**WHAT NEEDS TO BE DONE:** Leave out the pictures and copy everything else below exactly.

**RECORDED INFORMATION:**

>>>>

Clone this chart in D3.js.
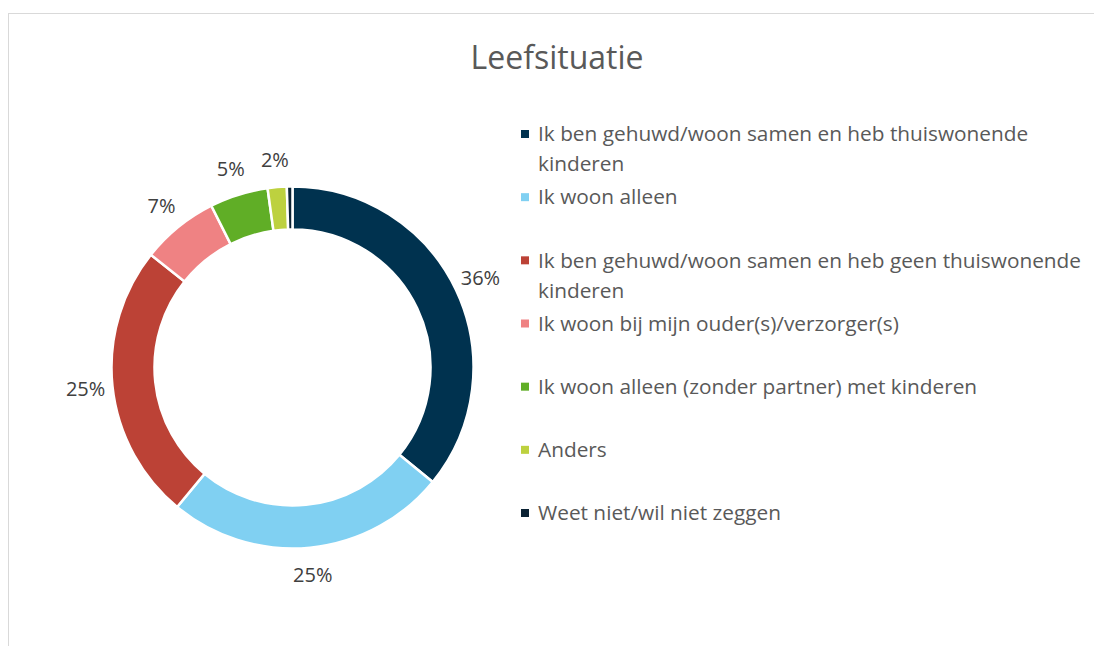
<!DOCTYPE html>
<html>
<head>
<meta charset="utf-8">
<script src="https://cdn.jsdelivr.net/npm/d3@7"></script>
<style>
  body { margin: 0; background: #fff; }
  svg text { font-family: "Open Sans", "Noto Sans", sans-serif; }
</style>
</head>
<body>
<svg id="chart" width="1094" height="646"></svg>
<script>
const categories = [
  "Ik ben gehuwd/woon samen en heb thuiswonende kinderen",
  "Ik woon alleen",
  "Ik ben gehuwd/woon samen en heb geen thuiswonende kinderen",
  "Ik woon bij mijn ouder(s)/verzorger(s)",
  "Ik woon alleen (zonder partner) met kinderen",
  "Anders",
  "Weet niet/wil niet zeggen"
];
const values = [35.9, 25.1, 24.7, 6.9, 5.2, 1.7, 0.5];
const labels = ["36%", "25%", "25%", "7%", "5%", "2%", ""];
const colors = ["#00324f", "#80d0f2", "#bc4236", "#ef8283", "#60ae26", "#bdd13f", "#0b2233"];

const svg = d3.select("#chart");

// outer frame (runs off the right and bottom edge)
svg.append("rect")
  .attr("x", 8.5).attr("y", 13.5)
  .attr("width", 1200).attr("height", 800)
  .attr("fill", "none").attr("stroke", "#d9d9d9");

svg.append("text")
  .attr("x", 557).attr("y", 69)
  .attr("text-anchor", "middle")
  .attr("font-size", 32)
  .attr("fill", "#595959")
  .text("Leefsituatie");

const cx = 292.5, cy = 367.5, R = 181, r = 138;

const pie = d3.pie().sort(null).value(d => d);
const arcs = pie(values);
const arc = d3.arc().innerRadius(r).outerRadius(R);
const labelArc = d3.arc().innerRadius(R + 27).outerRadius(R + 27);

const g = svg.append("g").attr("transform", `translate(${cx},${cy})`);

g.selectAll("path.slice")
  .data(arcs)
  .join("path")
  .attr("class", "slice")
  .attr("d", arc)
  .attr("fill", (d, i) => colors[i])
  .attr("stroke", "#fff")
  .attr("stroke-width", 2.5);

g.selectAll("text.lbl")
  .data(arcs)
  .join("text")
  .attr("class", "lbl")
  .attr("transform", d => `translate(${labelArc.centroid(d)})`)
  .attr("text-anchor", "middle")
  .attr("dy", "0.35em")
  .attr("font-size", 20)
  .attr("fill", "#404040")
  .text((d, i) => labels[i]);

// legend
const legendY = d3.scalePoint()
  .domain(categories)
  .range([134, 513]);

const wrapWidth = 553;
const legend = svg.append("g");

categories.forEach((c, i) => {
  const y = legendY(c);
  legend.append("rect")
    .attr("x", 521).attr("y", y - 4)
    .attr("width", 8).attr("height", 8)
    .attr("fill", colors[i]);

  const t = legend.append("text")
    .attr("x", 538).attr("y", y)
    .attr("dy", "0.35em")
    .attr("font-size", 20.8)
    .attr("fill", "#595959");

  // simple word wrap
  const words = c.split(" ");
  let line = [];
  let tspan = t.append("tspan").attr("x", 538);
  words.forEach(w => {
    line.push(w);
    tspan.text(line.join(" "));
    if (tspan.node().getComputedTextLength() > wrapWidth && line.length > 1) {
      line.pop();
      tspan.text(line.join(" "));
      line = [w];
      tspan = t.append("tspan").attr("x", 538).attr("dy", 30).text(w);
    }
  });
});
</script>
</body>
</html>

<<<<

**ANSWER FOR THE TASK:**
Clone this chart in D3.js.
<!DOCTYPE html>
<html>
<head>
<meta charset="utf-8">
<script src="https://cdn.jsdelivr.net/npm/d3@7"></script>
<style>
  body { margin: 0; background: #fff; }
  svg text { font-family: "Open Sans", "Noto Sans", sans-serif; }
</style>
</head>
<body>
<svg id="chart" width="1094" height="646"></svg>
<script>
const categories = [
  "Ik ben gehuwd/woon samen en heb thuiswonende kinderen",
  "Ik woon alleen",
  "Ik ben gehuwd/woon samen en heb geen thuiswonende kinderen",
  "Ik woon bij mijn ouder(s)/verzorger(s)",
  "Ik woon alleen (zonder partner) met kinderen",
  "Anders",
  "Weet niet/wil niet zeggen"
];
const values = [35.9, 25.1, 24.7, 6.9, 5.2, 1.7, 0.5];
const labels = ["36%", "25%", "25%", "7%", "5%", "2%", ""];
const colors = ["#00324f", "#80d0f2", "#bc4236", "#ef8283", "#60ae26", "#bdd13f", "#0b2233"];

const svg = d3.select("#chart");

// outer frame (runs off the right and bottom edge)
svg.append("rect")
  .attr("x", 8.5).attr("y", 13.5)
  .attr("width", 1200).attr("height", 800)
  .attr("fill", "none").attr("stroke", "#d9d9d9");

svg.append("text")
  .attr("x", 557).attr("y", 69)
  .attr("text-anchor", "middle")
  .attr("font-size", 32)
  .attr("fill", "#595959")
  .text("Leefsituatie");

const cx = 292.5, cy = 367.5, R = 181, r = 138;

const pie = d3.pie().sort(null).value(d => d);
const arcs = pie(values);
const arc = d3.arc().innerRadius(r).outerRadius(R);
const labelArc = d3.arc().innerRadius(R + 27).outerRadius(R + 27);

const g = svg.append("g").attr("transform", `translate(${cx},${cy})`);

g.selectAll("path.slice")
  .data(arcs)
  .join("path")
  .attr("class", "slice")
  .attr("d", arc)
  .attr("fill", (d, i) => colors[i])
  .attr("stroke", "#fff")
  .attr("stroke-width", 2.5);

g.selectAll("text.lbl")
  .data(arcs)
  .join("text")
  .attr("class", "lbl")
  .attr("transform", d => `translate(${labelArc.centroid(d)})`)
  .attr("text-anchor", "middle")
  .attr("dy", "0.35em")
  .attr("font-size", 20)
  .attr("fill", "#404040")
  .text((d, i) => labels[i]);

// legend
const legendY = d3.scalePoint()
  .domain(categories)
  .range([134, 513]);

const wrapWidth = 553;
const legend = svg.append("g");

categories.forEach((c, i) => {
  const y = legendY(c);
  legend.append("rect")
    .attr("x", 521).attr("y", y - 4)
    .attr("width", 8).attr("height", 8)
    .attr("fill", colors[i]);

  const t = legend.append("text")
    .attr("x", 538).attr("y", y)
    .attr("dy", "0.35em")
    .attr("font-size", 20.8)
    .attr("fill", "#595959");

  // simple word wrap
  const words = c.split(" ");
  let line = [];
  let tspan = t.append("tspan").attr("x", 538);
  words.forEach(w => {
    line.push(w);
    tspan.text(line.join(" "));
    if (tspan.node().getComputedTextLength() > wrapWidth && line.length > 1) {
      line.pop();
      tspan.text(line.join(" "));
      line = [w];
      tspan = t.append("tspan").attr("x", 538).attr("dy", 30).text(w);
    }
  });
});
</script>
</body>
</html>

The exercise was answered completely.